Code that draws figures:
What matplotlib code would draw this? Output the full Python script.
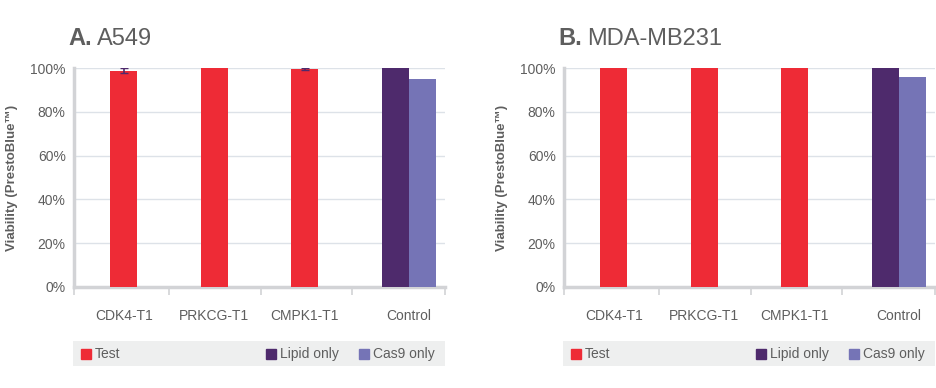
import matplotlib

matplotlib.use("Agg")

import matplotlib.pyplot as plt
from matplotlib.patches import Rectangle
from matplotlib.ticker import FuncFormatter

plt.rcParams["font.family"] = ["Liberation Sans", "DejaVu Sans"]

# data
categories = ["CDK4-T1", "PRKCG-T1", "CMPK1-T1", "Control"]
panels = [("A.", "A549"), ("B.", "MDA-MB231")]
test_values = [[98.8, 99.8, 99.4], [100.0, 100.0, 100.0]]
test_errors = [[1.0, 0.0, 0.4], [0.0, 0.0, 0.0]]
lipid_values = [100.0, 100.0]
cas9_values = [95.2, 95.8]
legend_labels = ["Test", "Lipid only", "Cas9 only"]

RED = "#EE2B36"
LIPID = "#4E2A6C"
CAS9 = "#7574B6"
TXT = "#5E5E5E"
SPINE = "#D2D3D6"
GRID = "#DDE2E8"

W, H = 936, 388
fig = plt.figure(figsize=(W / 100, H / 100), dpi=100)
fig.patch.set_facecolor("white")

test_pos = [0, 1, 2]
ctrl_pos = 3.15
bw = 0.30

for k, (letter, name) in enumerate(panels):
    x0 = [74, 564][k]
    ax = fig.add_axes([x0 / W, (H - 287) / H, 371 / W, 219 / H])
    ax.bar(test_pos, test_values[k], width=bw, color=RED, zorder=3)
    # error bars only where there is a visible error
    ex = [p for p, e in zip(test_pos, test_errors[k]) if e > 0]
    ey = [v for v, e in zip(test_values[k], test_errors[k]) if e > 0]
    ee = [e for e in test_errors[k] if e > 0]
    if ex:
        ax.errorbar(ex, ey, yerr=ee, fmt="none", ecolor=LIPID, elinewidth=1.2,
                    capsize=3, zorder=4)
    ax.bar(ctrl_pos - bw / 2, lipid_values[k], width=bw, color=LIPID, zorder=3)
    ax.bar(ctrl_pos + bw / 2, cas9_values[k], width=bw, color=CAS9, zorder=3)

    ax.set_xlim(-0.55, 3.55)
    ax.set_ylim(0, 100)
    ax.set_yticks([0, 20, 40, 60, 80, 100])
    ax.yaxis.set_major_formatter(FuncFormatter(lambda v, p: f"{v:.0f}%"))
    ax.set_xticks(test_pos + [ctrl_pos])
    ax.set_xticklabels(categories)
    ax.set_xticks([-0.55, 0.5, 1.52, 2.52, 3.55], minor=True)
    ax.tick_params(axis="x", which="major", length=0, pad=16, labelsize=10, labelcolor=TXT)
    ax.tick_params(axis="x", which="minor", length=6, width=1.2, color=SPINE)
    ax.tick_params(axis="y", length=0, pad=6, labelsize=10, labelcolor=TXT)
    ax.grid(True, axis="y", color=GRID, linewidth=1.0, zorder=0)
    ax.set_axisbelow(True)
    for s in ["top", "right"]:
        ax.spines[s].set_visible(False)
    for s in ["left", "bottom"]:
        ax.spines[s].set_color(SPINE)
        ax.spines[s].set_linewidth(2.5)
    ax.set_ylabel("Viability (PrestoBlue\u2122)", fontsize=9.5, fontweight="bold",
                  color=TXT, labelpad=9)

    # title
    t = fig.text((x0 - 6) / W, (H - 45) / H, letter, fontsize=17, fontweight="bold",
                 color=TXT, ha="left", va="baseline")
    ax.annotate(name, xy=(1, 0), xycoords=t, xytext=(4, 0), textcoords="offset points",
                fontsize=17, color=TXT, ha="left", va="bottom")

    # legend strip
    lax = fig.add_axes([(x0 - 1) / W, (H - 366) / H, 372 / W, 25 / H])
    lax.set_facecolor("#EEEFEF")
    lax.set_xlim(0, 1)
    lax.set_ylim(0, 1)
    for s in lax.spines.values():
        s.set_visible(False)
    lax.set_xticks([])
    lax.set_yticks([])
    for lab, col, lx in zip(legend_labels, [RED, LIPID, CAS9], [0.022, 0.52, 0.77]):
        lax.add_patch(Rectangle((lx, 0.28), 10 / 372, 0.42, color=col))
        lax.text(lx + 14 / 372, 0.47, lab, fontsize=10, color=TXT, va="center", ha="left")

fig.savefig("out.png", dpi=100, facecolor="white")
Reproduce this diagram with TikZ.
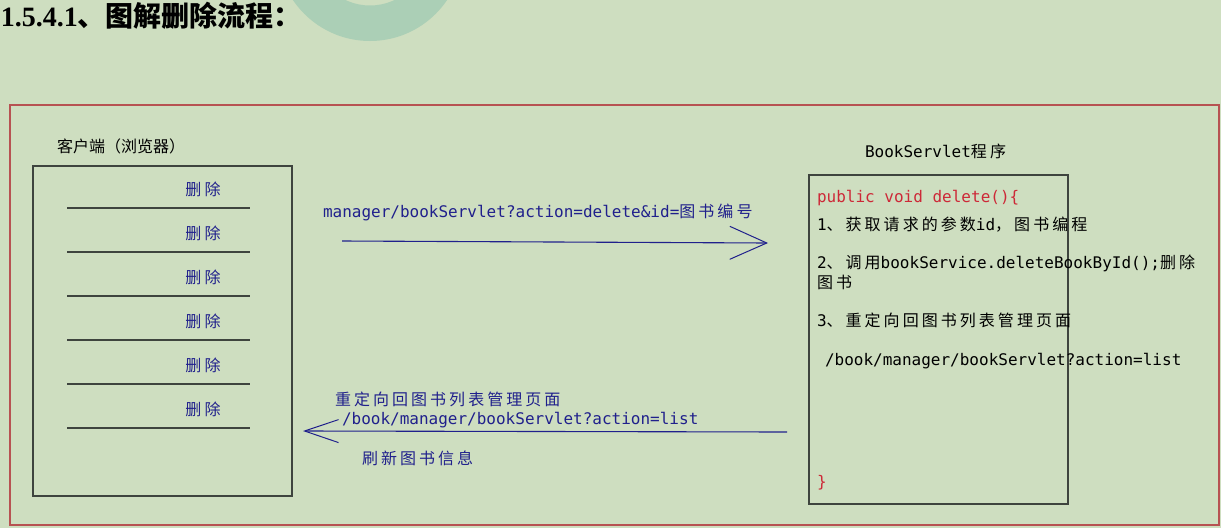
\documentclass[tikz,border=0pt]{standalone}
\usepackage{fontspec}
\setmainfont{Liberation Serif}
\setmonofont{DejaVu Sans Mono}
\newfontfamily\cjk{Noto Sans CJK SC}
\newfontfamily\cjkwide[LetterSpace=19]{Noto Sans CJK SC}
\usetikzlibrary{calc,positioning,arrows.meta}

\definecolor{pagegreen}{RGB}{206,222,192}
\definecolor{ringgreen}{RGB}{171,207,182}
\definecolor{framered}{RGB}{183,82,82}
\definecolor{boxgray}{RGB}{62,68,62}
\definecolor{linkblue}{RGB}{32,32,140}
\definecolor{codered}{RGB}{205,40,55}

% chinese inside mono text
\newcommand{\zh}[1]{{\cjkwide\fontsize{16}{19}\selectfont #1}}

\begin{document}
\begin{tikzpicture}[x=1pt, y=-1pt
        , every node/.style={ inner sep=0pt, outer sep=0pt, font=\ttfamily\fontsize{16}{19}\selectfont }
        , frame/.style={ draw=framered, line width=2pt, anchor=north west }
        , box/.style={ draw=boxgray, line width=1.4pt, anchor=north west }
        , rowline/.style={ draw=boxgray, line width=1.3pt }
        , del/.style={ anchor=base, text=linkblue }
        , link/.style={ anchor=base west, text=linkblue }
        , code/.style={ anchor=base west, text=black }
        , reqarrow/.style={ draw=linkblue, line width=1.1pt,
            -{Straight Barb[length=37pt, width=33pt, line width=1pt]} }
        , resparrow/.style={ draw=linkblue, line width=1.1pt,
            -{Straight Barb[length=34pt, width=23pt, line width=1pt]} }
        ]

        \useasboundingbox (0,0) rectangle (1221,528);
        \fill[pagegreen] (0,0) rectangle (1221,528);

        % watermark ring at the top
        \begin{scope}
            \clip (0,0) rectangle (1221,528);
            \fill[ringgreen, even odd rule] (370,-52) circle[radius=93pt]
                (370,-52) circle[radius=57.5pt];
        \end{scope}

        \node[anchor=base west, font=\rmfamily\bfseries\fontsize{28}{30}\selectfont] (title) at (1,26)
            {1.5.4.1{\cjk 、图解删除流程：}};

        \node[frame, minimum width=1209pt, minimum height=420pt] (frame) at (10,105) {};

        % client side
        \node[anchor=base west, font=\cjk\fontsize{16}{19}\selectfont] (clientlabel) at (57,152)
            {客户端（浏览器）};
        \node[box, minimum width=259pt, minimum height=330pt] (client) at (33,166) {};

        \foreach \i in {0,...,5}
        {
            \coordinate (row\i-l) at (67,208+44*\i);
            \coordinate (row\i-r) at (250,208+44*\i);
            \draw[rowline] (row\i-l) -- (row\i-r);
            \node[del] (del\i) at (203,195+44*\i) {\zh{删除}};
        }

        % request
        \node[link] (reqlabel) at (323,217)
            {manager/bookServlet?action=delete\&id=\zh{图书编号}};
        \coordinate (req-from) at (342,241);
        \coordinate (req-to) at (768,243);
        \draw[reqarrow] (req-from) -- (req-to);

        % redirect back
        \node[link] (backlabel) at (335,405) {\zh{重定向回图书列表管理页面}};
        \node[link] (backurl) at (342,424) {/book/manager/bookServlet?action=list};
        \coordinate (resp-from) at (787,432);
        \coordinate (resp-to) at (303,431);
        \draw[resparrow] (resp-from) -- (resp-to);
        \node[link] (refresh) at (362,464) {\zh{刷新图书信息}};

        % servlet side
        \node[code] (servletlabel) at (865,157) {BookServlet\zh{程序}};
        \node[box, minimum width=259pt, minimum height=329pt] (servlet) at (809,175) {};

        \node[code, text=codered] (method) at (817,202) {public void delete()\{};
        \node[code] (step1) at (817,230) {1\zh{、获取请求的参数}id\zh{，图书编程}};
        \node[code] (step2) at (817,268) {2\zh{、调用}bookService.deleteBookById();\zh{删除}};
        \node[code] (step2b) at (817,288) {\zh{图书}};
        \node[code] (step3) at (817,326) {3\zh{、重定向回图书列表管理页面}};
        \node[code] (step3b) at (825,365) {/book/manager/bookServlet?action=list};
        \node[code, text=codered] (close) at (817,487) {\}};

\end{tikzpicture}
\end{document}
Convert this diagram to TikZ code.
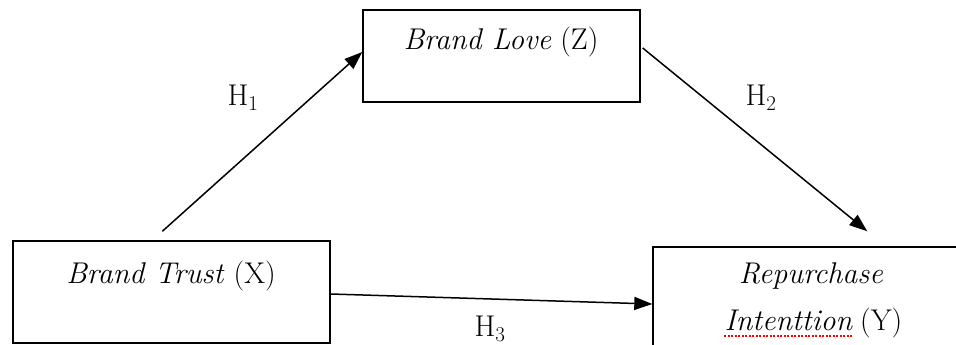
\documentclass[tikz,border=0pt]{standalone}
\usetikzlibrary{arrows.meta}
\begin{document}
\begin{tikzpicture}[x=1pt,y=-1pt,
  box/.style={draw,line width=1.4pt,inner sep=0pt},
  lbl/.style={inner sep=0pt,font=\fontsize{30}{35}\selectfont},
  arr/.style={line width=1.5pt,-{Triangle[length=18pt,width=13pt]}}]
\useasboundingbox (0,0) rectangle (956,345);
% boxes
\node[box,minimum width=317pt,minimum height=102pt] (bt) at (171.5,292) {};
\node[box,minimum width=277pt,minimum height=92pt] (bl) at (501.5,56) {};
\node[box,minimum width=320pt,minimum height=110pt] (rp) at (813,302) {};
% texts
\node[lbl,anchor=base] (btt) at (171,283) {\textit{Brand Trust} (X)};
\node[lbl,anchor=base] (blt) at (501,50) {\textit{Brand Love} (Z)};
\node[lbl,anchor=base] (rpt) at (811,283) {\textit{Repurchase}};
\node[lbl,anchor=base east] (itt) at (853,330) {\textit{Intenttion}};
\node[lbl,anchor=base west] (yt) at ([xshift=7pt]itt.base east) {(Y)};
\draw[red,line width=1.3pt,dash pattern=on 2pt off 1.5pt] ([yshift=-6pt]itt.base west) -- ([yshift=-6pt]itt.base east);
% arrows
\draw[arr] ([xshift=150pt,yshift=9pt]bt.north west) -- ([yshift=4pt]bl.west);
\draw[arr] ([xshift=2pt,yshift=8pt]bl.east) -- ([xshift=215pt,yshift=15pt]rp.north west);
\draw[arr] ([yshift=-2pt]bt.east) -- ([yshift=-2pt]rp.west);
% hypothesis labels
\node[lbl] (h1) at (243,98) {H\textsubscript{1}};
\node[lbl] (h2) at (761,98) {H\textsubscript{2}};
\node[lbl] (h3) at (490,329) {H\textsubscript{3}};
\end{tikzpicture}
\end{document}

# TASK
From the line containing "Convert this diagram to TikZ code." through the last line of the material above, write out each line exactly, leaving aside all pictures.

# THE RESULT
Convert this diagram to TikZ code.
\documentclass[tikz,border=0pt]{standalone}
\usetikzlibrary{arrows.meta}
\begin{document}
\begin{tikzpicture}[x=1pt,y=-1pt,
  box/.style={draw,line width=1.4pt,inner sep=0pt},
  lbl/.style={inner sep=0pt,font=\fontsize{30}{35}\selectfont},
  arr/.style={line width=1.5pt,-{Triangle[length=18pt,width=13pt]}}]
\useasboundingbox (0,0) rectangle (956,345);
% boxes
\node[box,minimum width=317pt,minimum height=102pt] (bt) at (171.5,292) {};
\node[box,minimum width=277pt,minimum height=92pt] (bl) at (501.5,56) {};
\node[box,minimum width=320pt,minimum height=110pt] (rp) at (813,302) {};
% texts
\node[lbl,anchor=base] (btt) at (171,283) {\textit{Brand Trust} (X)};
\node[lbl,anchor=base] (blt) at (501,50) {\textit{Brand Love} (Z)};
\node[lbl,anchor=base] (rpt) at (811,283) {\textit{Repurchase}};
\node[lbl,anchor=base east] (itt) at (853,330) {\textit{Intenttion}};
\node[lbl,anchor=base west] (yt) at ([xshift=7pt]itt.base east) {(Y)};
\draw[red,line width=1.3pt,dash pattern=on 2pt off 1.5pt] ([yshift=-6pt]itt.base west) -- ([yshift=-6pt]itt.base east);
% arrows
\draw[arr] ([xshift=150pt,yshift=9pt]bt.north west) -- ([yshift=4pt]bl.west);
\draw[arr] ([xshift=2pt,yshift=8pt]bl.east) -- ([xshift=215pt,yshift=15pt]rp.north west);
\draw[arr] ([yshift=-2pt]bt.east) -- ([yshift=-2pt]rp.west);
% hypothesis labels
\node[lbl] (h1) at (243,98) {H\textsubscript{1}};
\node[lbl] (h2) at (761,98) {H\textsubscript{2}};
\node[lbl] (h3) at (490,329) {H\textsubscript{3}};
\end{tikzpicture}
\end{document}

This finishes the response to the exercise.